● **What you will do**
Beginning with the first line below, please repeat the material exactly, ending with the line that includes "plt.rcParams['font.family'] = ['Noto".
start Raw data
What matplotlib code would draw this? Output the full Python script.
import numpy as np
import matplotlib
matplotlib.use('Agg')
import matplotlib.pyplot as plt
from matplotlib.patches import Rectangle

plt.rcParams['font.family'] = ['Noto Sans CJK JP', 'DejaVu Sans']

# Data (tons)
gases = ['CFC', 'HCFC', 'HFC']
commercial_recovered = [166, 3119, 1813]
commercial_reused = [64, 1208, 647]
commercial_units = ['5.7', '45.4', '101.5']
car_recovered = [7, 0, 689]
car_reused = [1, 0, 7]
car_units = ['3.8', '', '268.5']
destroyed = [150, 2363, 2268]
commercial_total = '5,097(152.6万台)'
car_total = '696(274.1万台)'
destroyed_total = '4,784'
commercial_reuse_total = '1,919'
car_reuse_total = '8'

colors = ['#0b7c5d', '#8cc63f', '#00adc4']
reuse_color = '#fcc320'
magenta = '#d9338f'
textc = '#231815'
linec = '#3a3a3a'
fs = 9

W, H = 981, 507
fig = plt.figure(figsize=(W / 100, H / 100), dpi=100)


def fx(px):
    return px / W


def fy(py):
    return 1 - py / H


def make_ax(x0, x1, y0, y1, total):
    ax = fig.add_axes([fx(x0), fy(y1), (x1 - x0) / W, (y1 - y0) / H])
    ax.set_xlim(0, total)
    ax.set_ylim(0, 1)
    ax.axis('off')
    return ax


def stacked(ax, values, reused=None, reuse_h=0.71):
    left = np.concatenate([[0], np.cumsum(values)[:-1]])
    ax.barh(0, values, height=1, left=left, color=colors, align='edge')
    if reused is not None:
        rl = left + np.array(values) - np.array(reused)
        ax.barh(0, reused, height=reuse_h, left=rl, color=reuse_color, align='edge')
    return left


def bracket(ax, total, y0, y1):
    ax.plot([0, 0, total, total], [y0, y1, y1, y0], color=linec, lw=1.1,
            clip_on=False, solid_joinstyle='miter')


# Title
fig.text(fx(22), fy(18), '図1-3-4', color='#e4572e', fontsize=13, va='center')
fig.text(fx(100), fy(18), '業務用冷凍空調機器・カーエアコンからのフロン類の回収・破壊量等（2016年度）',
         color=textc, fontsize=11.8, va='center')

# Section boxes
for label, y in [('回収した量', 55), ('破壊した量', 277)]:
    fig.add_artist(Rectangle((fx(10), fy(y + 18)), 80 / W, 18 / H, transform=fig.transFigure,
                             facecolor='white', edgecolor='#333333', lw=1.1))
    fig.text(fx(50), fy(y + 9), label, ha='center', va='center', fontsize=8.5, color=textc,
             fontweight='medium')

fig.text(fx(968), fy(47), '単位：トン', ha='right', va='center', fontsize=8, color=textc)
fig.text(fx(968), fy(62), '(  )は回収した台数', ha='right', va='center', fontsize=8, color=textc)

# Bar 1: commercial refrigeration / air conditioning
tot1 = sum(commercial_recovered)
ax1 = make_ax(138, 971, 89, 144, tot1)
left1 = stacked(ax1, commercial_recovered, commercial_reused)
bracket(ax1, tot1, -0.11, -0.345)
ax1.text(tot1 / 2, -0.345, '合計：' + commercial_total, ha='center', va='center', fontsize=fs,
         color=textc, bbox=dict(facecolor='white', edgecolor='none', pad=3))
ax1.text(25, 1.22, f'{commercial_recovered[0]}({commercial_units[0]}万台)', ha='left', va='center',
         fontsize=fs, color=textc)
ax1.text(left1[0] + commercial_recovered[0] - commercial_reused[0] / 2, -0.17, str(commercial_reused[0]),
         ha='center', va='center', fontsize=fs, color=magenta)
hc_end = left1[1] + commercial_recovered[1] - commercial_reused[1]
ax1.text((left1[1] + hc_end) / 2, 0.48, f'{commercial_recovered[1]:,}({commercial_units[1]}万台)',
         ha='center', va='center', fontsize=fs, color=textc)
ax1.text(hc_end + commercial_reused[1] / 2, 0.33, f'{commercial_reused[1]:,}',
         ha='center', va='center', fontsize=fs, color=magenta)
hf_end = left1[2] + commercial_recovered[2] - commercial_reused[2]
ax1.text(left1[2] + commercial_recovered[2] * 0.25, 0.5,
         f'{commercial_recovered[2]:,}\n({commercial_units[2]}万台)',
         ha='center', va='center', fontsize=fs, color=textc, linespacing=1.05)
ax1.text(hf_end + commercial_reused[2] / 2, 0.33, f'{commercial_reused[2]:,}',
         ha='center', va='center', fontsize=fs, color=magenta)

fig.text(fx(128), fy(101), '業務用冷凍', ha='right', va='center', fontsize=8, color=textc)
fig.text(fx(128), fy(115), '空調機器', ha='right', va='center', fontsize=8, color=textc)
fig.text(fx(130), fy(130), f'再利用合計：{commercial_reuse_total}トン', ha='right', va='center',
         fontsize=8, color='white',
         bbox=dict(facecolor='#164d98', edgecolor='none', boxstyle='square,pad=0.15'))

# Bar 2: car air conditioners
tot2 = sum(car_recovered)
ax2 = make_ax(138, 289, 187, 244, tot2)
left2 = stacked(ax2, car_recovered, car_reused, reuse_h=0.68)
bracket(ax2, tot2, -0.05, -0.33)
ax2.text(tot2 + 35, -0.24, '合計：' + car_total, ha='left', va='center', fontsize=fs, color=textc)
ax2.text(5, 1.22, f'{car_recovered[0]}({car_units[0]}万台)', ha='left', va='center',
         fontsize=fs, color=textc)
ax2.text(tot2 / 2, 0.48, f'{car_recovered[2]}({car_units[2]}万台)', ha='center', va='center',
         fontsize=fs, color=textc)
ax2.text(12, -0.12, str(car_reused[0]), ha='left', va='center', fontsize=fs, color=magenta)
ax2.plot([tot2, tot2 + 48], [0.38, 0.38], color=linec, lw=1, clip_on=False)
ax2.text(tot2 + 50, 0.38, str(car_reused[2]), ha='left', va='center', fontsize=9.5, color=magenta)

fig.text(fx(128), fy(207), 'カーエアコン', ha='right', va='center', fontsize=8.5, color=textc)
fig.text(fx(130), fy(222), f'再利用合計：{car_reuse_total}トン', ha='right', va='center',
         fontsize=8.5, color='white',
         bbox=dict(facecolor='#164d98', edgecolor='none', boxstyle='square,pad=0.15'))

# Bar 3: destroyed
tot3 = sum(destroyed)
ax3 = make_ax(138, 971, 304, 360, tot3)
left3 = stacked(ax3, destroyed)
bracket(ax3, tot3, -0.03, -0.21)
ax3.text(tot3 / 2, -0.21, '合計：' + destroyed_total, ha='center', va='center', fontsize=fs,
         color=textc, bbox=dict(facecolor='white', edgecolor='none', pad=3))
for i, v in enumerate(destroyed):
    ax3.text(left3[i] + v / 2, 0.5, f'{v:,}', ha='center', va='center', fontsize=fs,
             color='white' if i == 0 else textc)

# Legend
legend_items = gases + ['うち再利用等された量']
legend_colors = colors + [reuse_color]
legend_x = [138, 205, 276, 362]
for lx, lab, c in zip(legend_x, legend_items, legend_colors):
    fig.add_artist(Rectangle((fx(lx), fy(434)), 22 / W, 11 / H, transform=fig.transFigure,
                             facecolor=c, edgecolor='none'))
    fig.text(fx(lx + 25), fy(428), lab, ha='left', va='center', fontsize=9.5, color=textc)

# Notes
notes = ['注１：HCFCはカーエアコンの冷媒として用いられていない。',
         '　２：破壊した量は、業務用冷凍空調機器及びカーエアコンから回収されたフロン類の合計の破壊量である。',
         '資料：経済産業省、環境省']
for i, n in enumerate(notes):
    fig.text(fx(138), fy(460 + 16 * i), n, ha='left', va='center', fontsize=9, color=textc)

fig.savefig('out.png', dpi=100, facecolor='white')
end Raw data
● **Answer to the problem**
What matplotlib code would draw this? Output the full Python script.
import numpy as np
import matplotlib
matplotlib.use('Agg')
import matplotlib.pyplot as plt
from matplotlib.patches import Rectangle

plt.rcParams['font.family'] = ['Noto Sans CJK JP', 'DejaVu Sans']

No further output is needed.